Zambians do about-turn over nixed copper mining agreements
Rallying metals prices after the commodities crash has Africa’s biggest copper producer, Zambia, hurrying to renegotiate long-term agreements with foreign mining companies, after it cancelled them in 2008. The Zambians have been in a spin over everything from mining taxes to royalties in the past few years, after the World Bank and the International Monetary Fund (most interestingly) urged the Zambian government to demand greater revenues from its foreign partners so it could reduce poverty and better handle the environmental impacts of its vast open-pit mines. But recently, the Zambians said they would keep existing mining taxes, having earlier abolished a 25% windfall tax on minerals, despite protestations (again, unusually) from the IMF and World Bank. The European Parliament got in on the act, and unlike the World Bank and IMF, said it wanted lower costs for mining projects backed by the European Investment Bank.
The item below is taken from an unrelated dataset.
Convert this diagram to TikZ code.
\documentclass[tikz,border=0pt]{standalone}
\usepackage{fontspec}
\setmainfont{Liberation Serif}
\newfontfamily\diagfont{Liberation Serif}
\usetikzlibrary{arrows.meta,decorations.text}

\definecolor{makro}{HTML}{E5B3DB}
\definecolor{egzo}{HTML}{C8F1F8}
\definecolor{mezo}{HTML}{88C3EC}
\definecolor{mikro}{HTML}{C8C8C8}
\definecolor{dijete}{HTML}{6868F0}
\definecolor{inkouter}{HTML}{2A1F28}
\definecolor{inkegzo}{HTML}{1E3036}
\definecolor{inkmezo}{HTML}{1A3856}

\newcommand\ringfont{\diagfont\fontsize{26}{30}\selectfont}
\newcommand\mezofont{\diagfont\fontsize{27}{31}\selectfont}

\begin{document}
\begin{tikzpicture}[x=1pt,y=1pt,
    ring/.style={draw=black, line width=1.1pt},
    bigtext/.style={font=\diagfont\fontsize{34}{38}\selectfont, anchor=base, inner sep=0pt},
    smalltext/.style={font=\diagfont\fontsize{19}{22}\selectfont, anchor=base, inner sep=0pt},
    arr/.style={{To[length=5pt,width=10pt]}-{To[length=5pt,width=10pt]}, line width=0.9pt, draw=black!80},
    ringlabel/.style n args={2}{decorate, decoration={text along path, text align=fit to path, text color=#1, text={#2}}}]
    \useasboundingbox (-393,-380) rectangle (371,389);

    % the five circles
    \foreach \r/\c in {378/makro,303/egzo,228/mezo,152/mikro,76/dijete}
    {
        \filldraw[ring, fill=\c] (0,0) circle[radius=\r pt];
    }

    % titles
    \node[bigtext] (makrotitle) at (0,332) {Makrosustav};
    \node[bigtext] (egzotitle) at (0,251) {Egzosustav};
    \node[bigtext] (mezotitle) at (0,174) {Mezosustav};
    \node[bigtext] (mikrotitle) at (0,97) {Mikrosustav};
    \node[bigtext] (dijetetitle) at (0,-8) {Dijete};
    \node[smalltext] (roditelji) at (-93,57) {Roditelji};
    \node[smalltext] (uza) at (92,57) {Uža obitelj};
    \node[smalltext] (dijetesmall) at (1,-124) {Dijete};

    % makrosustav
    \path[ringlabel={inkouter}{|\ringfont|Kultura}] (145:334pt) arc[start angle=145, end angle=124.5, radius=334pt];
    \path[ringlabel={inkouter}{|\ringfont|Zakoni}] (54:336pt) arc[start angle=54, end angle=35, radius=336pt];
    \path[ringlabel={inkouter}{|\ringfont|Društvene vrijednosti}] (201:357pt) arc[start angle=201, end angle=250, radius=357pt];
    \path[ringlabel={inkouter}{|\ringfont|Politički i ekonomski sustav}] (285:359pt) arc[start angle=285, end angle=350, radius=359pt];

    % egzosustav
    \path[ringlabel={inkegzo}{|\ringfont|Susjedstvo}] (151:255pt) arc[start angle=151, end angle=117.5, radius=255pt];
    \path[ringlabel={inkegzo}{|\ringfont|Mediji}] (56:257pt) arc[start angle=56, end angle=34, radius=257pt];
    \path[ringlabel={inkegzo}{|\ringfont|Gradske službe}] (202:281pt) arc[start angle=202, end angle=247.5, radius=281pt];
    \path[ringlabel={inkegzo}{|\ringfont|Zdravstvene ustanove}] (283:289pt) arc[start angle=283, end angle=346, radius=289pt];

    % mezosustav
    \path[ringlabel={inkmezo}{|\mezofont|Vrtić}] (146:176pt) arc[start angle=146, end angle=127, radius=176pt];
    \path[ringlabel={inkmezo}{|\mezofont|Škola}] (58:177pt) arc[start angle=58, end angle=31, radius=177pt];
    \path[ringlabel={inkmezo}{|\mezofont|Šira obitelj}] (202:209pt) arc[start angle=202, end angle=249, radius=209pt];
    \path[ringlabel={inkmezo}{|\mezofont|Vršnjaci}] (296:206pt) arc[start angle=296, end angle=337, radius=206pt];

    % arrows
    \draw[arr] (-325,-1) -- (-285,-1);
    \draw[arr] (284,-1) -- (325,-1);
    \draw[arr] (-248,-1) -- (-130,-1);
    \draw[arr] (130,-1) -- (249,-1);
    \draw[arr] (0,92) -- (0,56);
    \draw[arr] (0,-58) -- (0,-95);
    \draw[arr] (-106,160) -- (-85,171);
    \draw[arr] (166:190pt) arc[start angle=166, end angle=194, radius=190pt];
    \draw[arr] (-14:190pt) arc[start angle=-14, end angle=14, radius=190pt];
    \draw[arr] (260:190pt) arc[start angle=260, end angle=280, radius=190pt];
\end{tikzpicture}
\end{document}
So, it’s easy to see why the Zambians are in flux. Despite the current mining royalty rate being only 0.6%, which is well below the 3% average of most other countries, foreign miners are demanding the reinstatement of the cancelled agreements, saying they caused a loss of incentives. Zambia’s government is desperately trying to attract investors, and not just the Chinese. But copper is pretty much its only play, so expect some hard bargaining from here on in.